M. Obama et Mme Clinton se sont ensuite rendus ensemble au département d'État, à environ un kilomètre de la Maison Blanche au centre de Washington.

Excuses de Tripoli

À Tripoli, le président du Congrès général national (CGN), plus haute autorité politique du pays, Mohamed al-Megaryef, a « présenté (ses) excuses aux États-Unis, au peuple américain et au monde entier pour ce qui s'est passé », tout en pointant du doigt à la fois les partisans du régime déchu de Mouammar Kadhafi et Al-Qaïda.

« Nous nous tenons aux côtés du gouvernement américain face à ces (...) assassins », a-t-il encore dit, qualifiant l'attaque de « lâche ».

L'attaque a été condamnée par le Canada qui s'est dit «profondément navré» par la bouche du ministre des Affaires étrangères John Baird.

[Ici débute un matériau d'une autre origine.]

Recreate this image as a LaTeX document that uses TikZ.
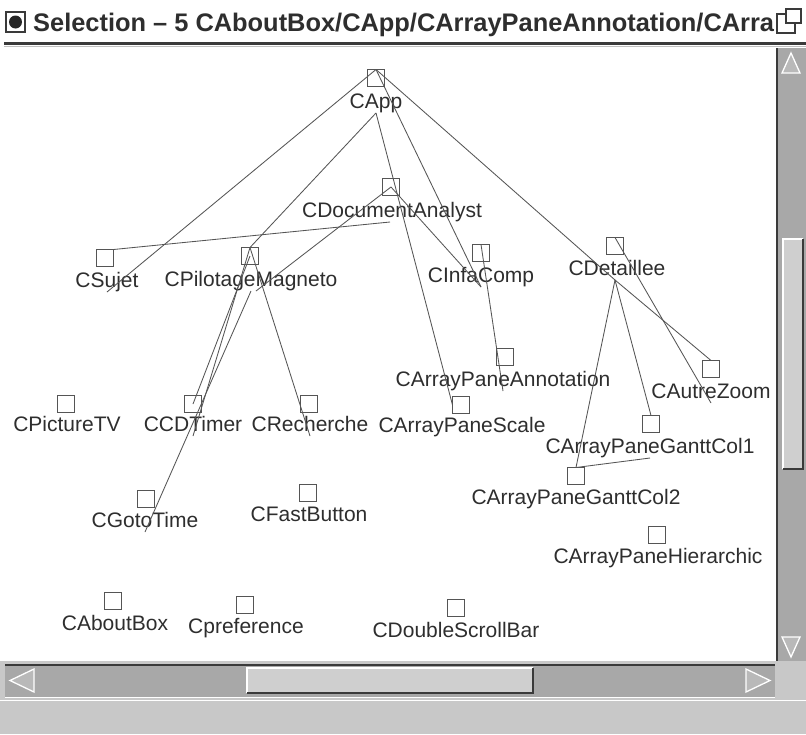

L'attentat a également été condamné par le Parlement européen et la France qui a demandé à « identifier et traduire en justice » les responsables.

Romney critique l'administration Obama



Le candidat républicain à la présidentielle Mitt Romney a qualifié de « honteuse » mercredi la réaction du gouvernement de Barack Obama aux attaques anti-américaines des islamistes en Égypte et en Libye, accusant le président de sympathies pour les extrémistes musulmans.

« Je suis scandalisé par les attaques contre des missions diplomatiques américaines en Libye et en Égypte et par la mort d'un employé consulaire américain à Benghazi », a déclaré M. Romney dans un communiqué.

« Il est honteux de la part du gouvernement Obama que sa première réponse n'ait pas été de condamner les attaques contre nos délégations mais de sympathiser avec ceux qui les ont orchestrées », a ajouté M. Romney.

L'équipe de campagne de M. Obama a riposté rapidement, son porte-parole Ben LaBolt reprochant à son tour à Mitt Romney de lancer des « attaques politiciennes » le jour d'un pareil drame.

« Nous sommes choqués, au moment où les États-Unis font face à la mort tragique de l'un des membres de notre personnel diplomatique en Libye, que le gouverneur Romney choisisse de lancer une attaque politicienne », a dit le porte-parole.